4. Loosen the adjusting knob. Repeat for each bushing.
If the tuner hole is the same diameter completely through the peghead, then attach the stepped brass pin used for installation. If the tuner hole is counterbored, then use the brass expanding pin.
Screw in the appropriate brass pin and tighten with the Allen wrench. Add the protective washer.
Included is a clear acrylic caul with three different sized holes in it that helps prevent denting the finish or wood around the bushing, also minimizes cracking or chipping that can occur during bushing removal.
Choose the hole in the bushing caul that matches the bushing (each hole is different, so you can get a close fit). Lay it between the Bushing Press' clear sleeve and the peghead.
Insert the expansion pin into the back side of the tuner hole and up through the bushing until the screw head is just below the bushing (illustrated). Tighten the Allen screw, expanding the pin, until it is snug inside the bushing. You don't want this pin to slip while pressing out the bushing, but don't overtighten either. Using the expanding pin takes a bit of finesse.
With the expanding pin tightened in the bushing, lower the clear sleeve of the press over the bushing by closing the press, and adjust the knob until only light pressure is applied to the bushing.
Adjust the knob no more than a quarter-turn at a time between pressing, for greater control and feel as the bushing is being pressed out. Continue to alternate pressing and adjusting until the bushing is out.

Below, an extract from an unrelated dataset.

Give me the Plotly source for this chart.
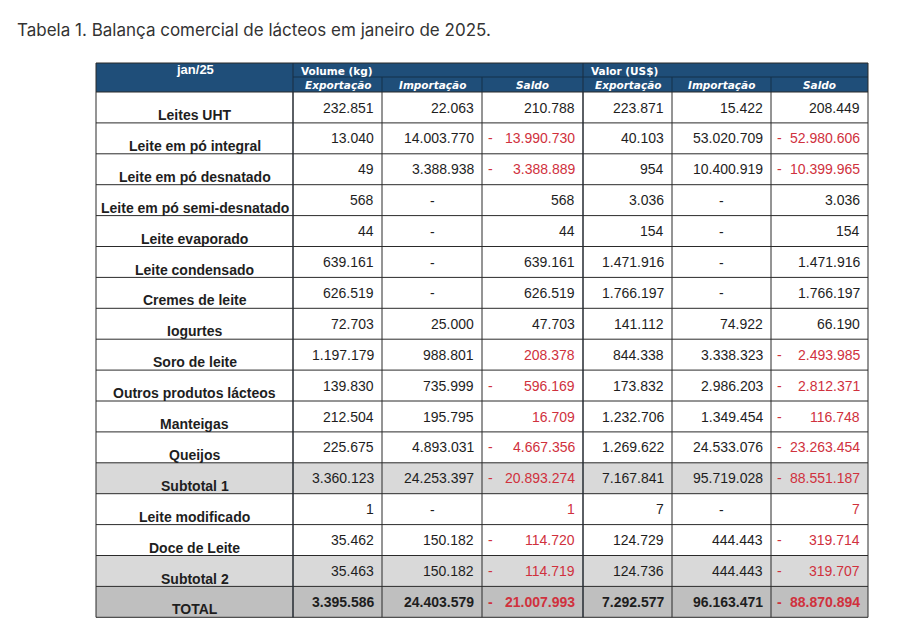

Loosen the Allen screw to remove the press from the bushing.
Removing stubborn bushings
Sometimes the bushings are so tight in the peghead that the expanding pin will not be able to push them out simply by the internal gripping. In those cases, the bushings can usually be removed by getting the expansion pin UNDER the bottom edge of the bushing and expanding it there. That way, it is not depending on gripping friction, but the fact that the expanded pin diameter is larger than the bushing hole.
Most of the time there is a gap between the bottom of the bushing and the step of the hole.
|| Expand the pin inside the bushing just enough to feel friction when sliding, but not enough to prevent it from sliding. Slide the pin downwards until you feel the end of the pin click free of the bushing. Push back up lightly until you feel the bottom of the bushing, and tighten the expanding screw a quarter-turn.
The pin only needs to be a few thousandths of an inch larger than the bushing, just enough to keep the expanded pin from going through the bushing hole. Now press the bushing out as per the previous pages instructions.